La fin du monde était hier.
Stroboscopic Artefacts est sans doute le label techno dont on scrute le plus attentivement la moindre sortie. Les italiens qui ne sont pas avares en EP, comme le prouve l’exceptionnelle collection Monad, demeurent beaucoup moins loquaces lorsqu’il s’agit de passer au long format. Pour preuve : 2 LP en 5 ans d’activité ! Ce qui pousse à penser qu’il faut en avoir sous la semelle pour passer cette étape. Après les propositions hybrides et annihilantes de Lucy et Xhin, c’est au tour du duo Dadub de franchir l’obstacle. Et vous vous doutez que l’on attendait de pied ferme cette sortie.
Mené par Daniele Antezza et Giovanni Conti, Dadub reste un duo confidentiel, ayant sorti une petite poignée de maxis, valant surtout pour ses trop rares lives hypnotiques. You Are Eternity n’annonce pas l’armageddon mais son corollaire. La fin du monde était hier, que reste-t-il de cet amas de cendre ? Dadub ne se contente pas d’une observation distanciée puisqu’allant directement au contact des éléments. L’éternité promise puise sa substance dans la boue, dans ce mélange entre terre et eau. C’est cet amas gluant, quasi organique, qui formera l’ossature de l’album que l’on doit appréhender comme un tout, comme un parcours dont l’idée même de demi-tour est à oublier.
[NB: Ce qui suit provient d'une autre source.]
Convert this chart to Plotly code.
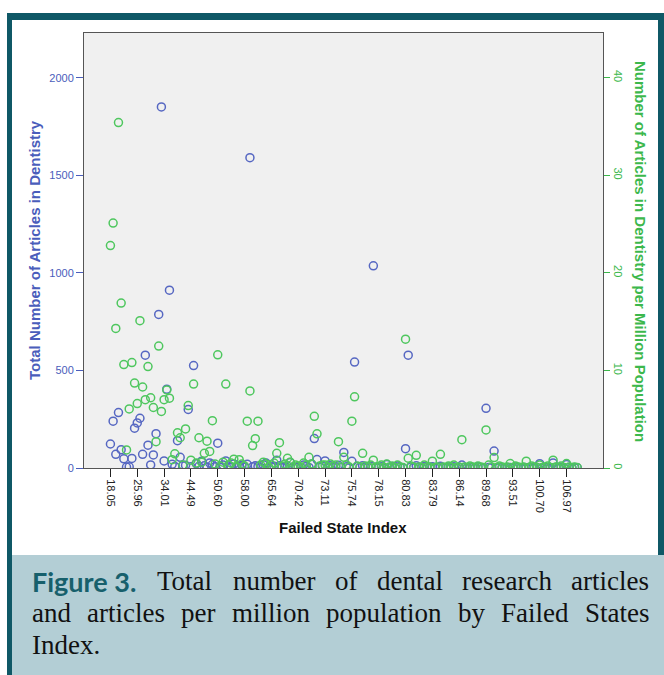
import plotly.graph_objects as go

# Failed State Index categories (countries ranked by FSI score); only every 10th is labelled
tick_positions = [0, 10, 20, 30, 40, 50, 60, 70, 80, 90, 100, 110, 120, 130, 140, 150, 160, 170]
tick_labels = ["18.05", "25.96", "34.01", "44.49", "50.60", "58.00", "65.64", "70.42", "73.11",
               "75.74", "78.15", "80.83", "83.79", "86.14", "89.68", "93.51", "100.70", "106.97"]

# Total number of articles in dentistry, one value per country (FSI rank order)
total_articles = [
    123, 240, 70, 284, 94, 47, 5, 6, 49, 204,
    231, 255, 70, 578, 117, 16, 67, 176, 787, 1850,
    36, 404, 911, 19, 8, 140, 55, 12, 14, 300,
    6, 525, 22, 9, 35, 11, 4, 26, 18, 7,
    127, 3, 15, 36, 10, 5, 21, 2, 9, 14,
    4, 19, 1590, 6, 11, 8, 3, 17, 25, 2,
    5, 9, 40, 12, 3, 7, 10, 28, 2, 4,
    6, 1, 15, 8, 3, 20, 151, 43, 5, 9,
    36, 2, 11, 4, 7, 14, 3, 80, 6, 1,
    34, 543, 8, 2, 12, 5, 3, 9, 1036, 4,
    2, 7, 1, 18, 3, 6, 2, 10, 4, 1,
    99, 578, 5, 2, 12, 3, 1, 8, 2, 4,
    6, 1, 3, 9, 2, 1, 5, 2, 7, 1,
    3, 15, 2, 1, 4, 2, 1, 6, 2, 1,
    306, 3, 2, 87, 1, 4, 2, 1, 3, 2,
    1, 5, 2, 1, 3, 1, 2, 4, 1, 2,
    22, 1, 3, 2, 1, 26, 2, 1, 4, 1,
    18, 2, 1, 3, 1,
]

# Articles in dentistry per million population, same country order
per_million = [
    22.8, 25.1, 14.3, 35.4, 16.9, 10.6, 1.85, 6.05, 10.8, 8.7,
    6.6, 15.1, 8.3, 7.0, 10.4, 7.2, 6.2, 2.7, 12.5, 5.8,
    7.0, 8.0, 7.15, 0.85, 1.45, 3.6, 3.1, 0.3, 4.0, 6.4,
    0.8, 8.6, 0.5, 3.1, 0.6, 1.5, 2.75, 1.7, 4.85, 0.4,
    11.6, 0.2, 0.6, 8.6, 0.3, 0.5, 0.9, 0.1, 0.85, 0.4,
    0.2, 4.8, 7.9, 2.3, 3.0, 4.8, 0.3, 0.6, 0.4, 0.1,
    0.3, 0.5, 1.5, 2.6, 0.2, 0.4, 1.0, 0.6, 0.1, 0.3,
    0.2, 0.1, 0.5, 0.3, 1.1, 0.4, 5.3, 3.5, 0.2, 0.3,
    0.3, 0.1, 0.4, 0.2, 0.3, 2.7, 0.1, 1.1, 0.3, 0.1,
    4.8, 7.3, 0.2, 0.1, 1.5, 0.2, 0.1, 0.3, 0.8, 0.1,
    0.1, 0.3, 0.05, 0.4, 0.1, 0.2, 0.05, 0.3, 0.1, 0.05,
    13.2, 1.0, 0.2, 0.1, 1.3, 0.1, 0.05, 0.3, 0.1, 0.1,
    0.7, 0.05, 0.1, 1.4, 0.1, 0.05, 0.2, 0.1, 0.3, 0.05,
    0.1, 2.9, 0.1, 0.05, 0.2, 0.1, 0.05, 0.2, 0.1, 0.05,
    3.9, 0.3, 0.1, 1.07, 0.05, 0.2, 0.1, 0.05, 0.1, 0.45,
    0.05, 0.2, 0.1, 0.05, 0.1, 0.7, 0.05, 0.2, 0.1, 0.05,
    0.3, 0.05, 0.1, 0.2, 0.05, 0.8, 0.1, 0.05, 0.2, 0.05,
    0.45, 0.1, 0.05, 0.1, 0.05,
]

country_rank = list(range(len(total_articles)))

BLUE = "#5667c2"
BLUE_TEXT = "#4a5dbb"
GREEN = "#4ec75e"
GREEN_TEXT = "#3cb84c"
TEAL = "#0f5866"
CAPTION_BG = "#b3ced5"
SANS = "Liberation Sans, Arial, sans-serif"
SERIF = "Liberation Serif, Times New Roman, serif"

W, H = 664, 675
L, R, T, B = 84, 61, 33, 207


def px(x):
    return (x - L) / (W - L - R)


def py(y):
    return (H - B - y) / (H - T - B)


fig = go.Figure()
fig.add_trace(go.Scatter(
    x=country_rank, y=total_articles, mode="markers", yaxis="y",
    marker=dict(symbol="circle-open", size=8, color=BLUE, line=dict(width=1.5, color=BLUE)),
    showlegend=False,
))
fig.add_trace(go.Scatter(
    x=country_rank, y=per_million, mode="markers", yaxis="y2",
    marker=dict(symbol="circle-open", size=8, color=GREEN, line=dict(width=1.5, color=GREEN)),
    showlegend=False,
))

shapes = [
    # journal frame: top band, left and right rules
    dict(type="rect", xref="paper", yref="paper", x0=px(7), x1=px(664), y0=py(13), y1=py(20),
         fillcolor=TEAL, line=dict(width=0), layer="below"),
    dict(type="rect", xref="paper", yref="paper", x0=px(7), x1=px(12), y0=py(13), y1=py(675),
         fillcolor=TEAL, line=dict(width=0), layer="below"),
    dict(type="rect", xref="paper", yref="paper", x0=px(658), x1=px(664), y0=py(13), y1=py(560),
         fillcolor=TEAL, line=dict(width=0), layer="below"),
    # caption panel
    dict(type="rect", xref="paper", yref="paper", x0=px(12), x1=px(664), y0=py(555), y1=py(675),
         fillcolor=CAPTION_BG, line=dict(width=0), layer="below"),
]

annotations = [
    dict(text="<b>Total Number of Articles in Dentistry</b>", x=px(34), y=py(250),
         xref="paper", yref="paper", showarrow=False, textangle=-90,
         font=dict(family=SANS, size=15, color=BLUE_TEXT), xanchor="center", yanchor="middle"),
    dict(text="<b>Number of Articles in Dentistry per Million Population</b>", x=px(640), y=py(251),
         xref="paper", yref="paper", showarrow=False, textangle=90,
         font=dict(family=SANS, size=15, color=GREEN_TEXT), xanchor="center", yanchor="middle"),
    dict(text="<b>Failed State Index</b>", x=px(343), y=py(527),
         xref="paper", yref="paper", showarrow=False,
         font=dict(family=SANS, size=15, color="#111111"), xanchor="center", yanchor="middle"),
]

# caption, laid out word by word so both full lines are justified
caption_lines = [
    [("Figure 3.", 30), ("Total", 155), ("number", 231), ("of", 333), ("dental", 375),
     ("research", 460), ("articles", 569)],
    [("and", 30), ("articles", 85), ("per", 179), ("million", 230), ("population", 324),
     ("by", 456), ("Failed", 499), ("States", 583)],
    [("Index.", 30)],
]
line_y = [581, 613, 645]
for words, yc in zip(caption_lines, line_y):
    for word, xl in words:
        if word == "Figure 3.":
            font = dict(family="Lato, Open Sans, sans-serif", size=27, color="#17606c")
            text = "<b>" + word + "</b>"
        else:
            font = dict(family=SERIF, size=27, color="#111111")
            text = word
        annotations.append(dict(text=text, x=px(xl), y=py(yc), xref="paper", yref="paper",
                                showarrow=False, xanchor="left", yanchor="middle", font=font))

fig.update_layout(
    width=W, height=H,
    margin=dict(l=L, r=R, t=T, b=B, pad=0),
    paper_bgcolor="white",
    plot_bgcolor="#f0f0f0",
    shapes=shapes,
    annotations=annotations,
    xaxis=dict(
        range=[-9.85, 183.6], tickmode="array", tickvals=tick_positions, ticktext=tick_labels,
        tickangle=90, ticks="outside", ticklen=8, tickcolor="#222222", tickwidth=1,
        tickfont=dict(family=SANS, size=11, color="#222222"),
        showgrid=False, zeroline=False, showline=True, linecolor="#555555", linewidth=1, mirror=True,
    ),
    yaxis=dict(
        range=[0, 2229], tickmode="array", tickvals=[0, 500, 1000, 1500, 2000],
        ticks="outside", ticklen=7, tickcolor=BLUE_TEXT, tickwidth=1,
        tickfont=dict(family=SANS, size=11, color=BLUE_TEXT),
        showgrid=False, zeroline=False, showline=True, linecolor="#555555", linewidth=1, mirror=True,
    ),
    yaxis2=dict(
        range=[0, 44.58], overlaying="y", side="right", tickmode="array",
        tickvals=[0, 10, 20, 30, 40], tickangle=90,
        ticks="outside", ticklen=6, tickcolor=GREEN_TEXT, tickwidth=1,
        tickfont=dict(family=SANS, size=11, color=GREEN_TEXT),
        showgrid=False, zeroline=False, showline=False,
    ),
)

fig.write_html("out.html")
You Are Eternity est une nébuleuse compacte parcourue d’immenses courants d’air glacial. Dadub excelle dans le travail des textures situées à l’arrière-plan. Ce vertige organique insondable ne vous lâchera jamais, vous questionnant inéluctablement sans jamais apporter la moindre réponse. A-t-on entendu un train passer ? Déambule-t-on au milieu d’une foule ? Est-ce vraiment la pluie qui tombe ? En se jouant du sampling et du field-recording, Dadub crée de vastes zones inhospitalières qui n’attendent plus qu’un partenaire pour aboutir à l’étouffement.
C’est alors qu’apparaît la rythmique, frondeuse et vicieuse comme une pute camée au crack. En balayant l’espace avec des beats mutants, You Are Eternity plonge l’auditeur dans l’angoisse la plus malsaine possible. Et autant dire qu’il est inutile d’attendre la moindre mélodie tant l’album verse dans le nihilisme. En alternant accalmies et décharges de violence, l’album prend vie. On passe ainsi avec cohérence du rampant et hybride Life au terrifiant Transfer (avec King Cannibal dont le pseudo parle pour lui-même) dont le moindre beat est un coup de serpe tailladant l’espace pour mieux le fragmenter. Tout au plus peut-on émettre un bémol sur les deux derniers morceaux qui certes apportent un apaisement (qui apparaîtra comme libérateur et nécessaire pour certains sans doute) mais semblent bien plus anecdotiques vis-à-vis de la décharge antérieure. Mais cette légère pointe d’optimisme n’entache en rien la vision globale de ce monstre post-apocalyptique n’en finissant plus de scruter nos spectres et les vestiges de notre monde.
You Are Eternity est un album dense, complexe et rude, un album qui doit se manier avec la plus grande précaution tant son impact s’avère autant physique que mental. On ne fréquente pas l’obscurité par hasard, il faut forcément être consentant pour accepter un tel défi psychologique. Dadub signe un album immersif d’une rare profondeur. Avec son troisième LP, Stroboscopic Artefacts réussi un nouvelle fois à écraser la concurrence. On tient là un des meilleurs album techno de 2013, soyez en certain.